Thursday, July 7, 2011

Wives Aren't Sexy...

Eager Beaver,

I was the subject of what at first was a flattering conversation and then turned into a "what the ....?" I wore a new top today and apparently the color is very good for me (summer is my best season, because one male co-worker couldn't keep from commenting on how good I looked! Which, of course, I totally appreciated! Then another male co-worker came by and asked what we were talking about and the first said "look at her!" and the other co-worker said "Oh, yeah, she looks good but I don't look at her as a sexual object..." and the first says "Pity you!" which made us all laugh. But the other co-worker continued and said "Yeah but she doesn't yell at you in morning meetings so I look at her as a wife." We all laughed at that too, and yes, he was kidding about the yelling, but technically in our morning meetings I am the "boss" of him so we knew what he was saying. Umm, yeah, so we knew what he was saying...that wives aren't sexy! Because then I said "Oh, so that's when women become desexualized, when we become wives, remind me not to let that happen again!" Aaargh! It's true though: marriage desexualizes you which is why you see so many women and men get their A-game back on when they're going through a divorce or right afterwards. It's so frustrating, I mean, I think I may want to get married again some day, jury's still out, BUT I definitely don't if my husband will eventually just see me as a piece of furniture again. I guess that's why there are sooo many articles in women's magazines about rekindling the romance. It's just one of the inherent pitfalls of living with someone on a daily basis and I'm not sure there is a solution to this with even the best intentioned couples. Maybe that piece of paper is where it all goes wrong? Look at Goldie Hawn and Kurt Russell, together over 27 years! Here's what Goldie has to say about not being married but keeping the relationship alive:

"I think the secret is to know when to depend on somebody and when not to. It’s important that you are able to hold up your side of the house. I believe that one person can’t bear the whole burden because then their shoulders start getting heavy. The other part is to stay as sexy as you can and make sure you focus on all of those aspects of a healthy relationship — and sexuality is definitely one of them."

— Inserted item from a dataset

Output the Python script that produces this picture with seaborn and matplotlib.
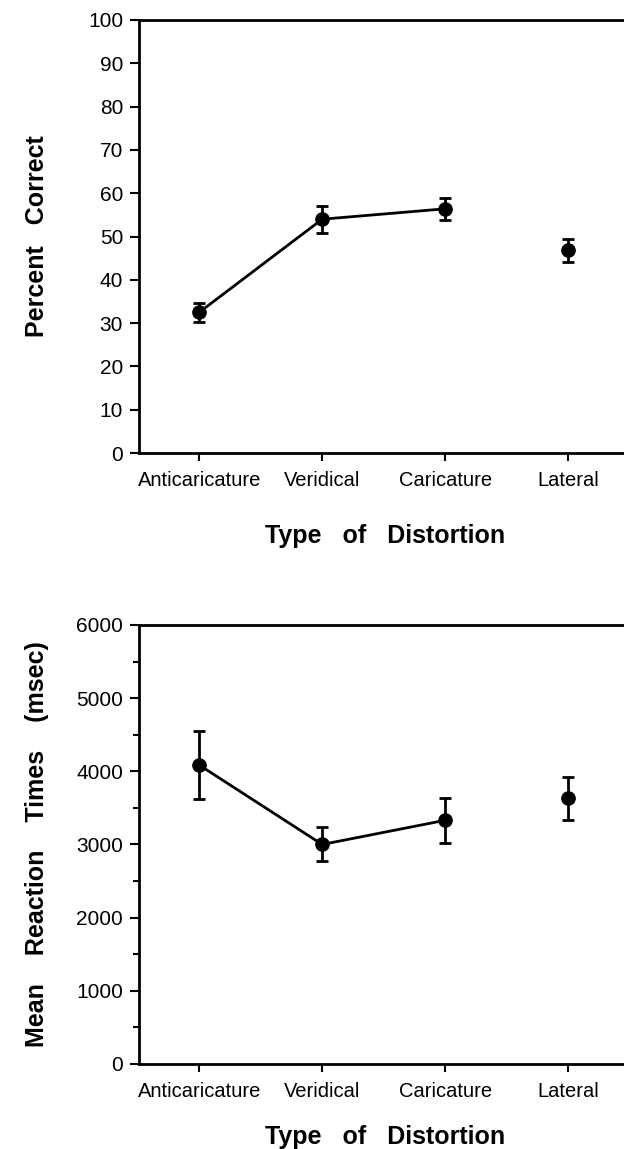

Read more: http://anythinghollywood.com/2009/03/hollywoods-golden-couple-goldie-hawn-and-kurt-russell/#ixzz1QhpsNPP4

I'm not sure why married couples let it go but I think it's an attitude of "I got the prize so now I don't have to try anymore." Which is exactly the opposite of what you should be thinking, you should probably be trying even harder to "keep the prize" because unfortunately that old but familiar saying "familiarity breeds contempt" is true for a reason. So, Eager Beaver, I know you want to be married some day, and that's a good thing, but please remember to keep your sexy on, not just for your spouse but for yourself too!
-Still Got it Hot Mama

Hot Mama,

First of all I have to say you are ONE HOT MAMA! You were hot when you were married and you are still smokin' hot now that you are single, and look at least 10 years younger than you actually are. So I am certainly not surprised that your male co-workers were commenting on how good you look. I do think it is interesting though that he said he saw you as a "wife" which is why he couldn't look at you in a sexual way. How about because of the fact that you work together... haha regardless it makes me wonder about what is waiting at home. I don't know if it's just women in marriages or long-term relationships or what. Why would you let yourself go, once you get what you've worked so hard for? I really don't understand that mentality at all... not even a little bit. Like really, just because you get married you are allowed to gain a bunch of weight and get stop dressing nicely or fixing your hair or make-up when you are going out with your man? When I find a man that I want to spend the rest of my life with, then I will be working every day so my husband looks at me as the hot and sexy woman he married and not just another piece of furniture. I want to always be the most attractive thing in my husbands life!! We will NOT let this happen to us. I would hate for my future husband to say something like that to his co-workers. And looking good and taking care of yourself makes YOU feel good too, and it shows that you take pride in yourself. I plan to keep workin' it til my last days on this earth!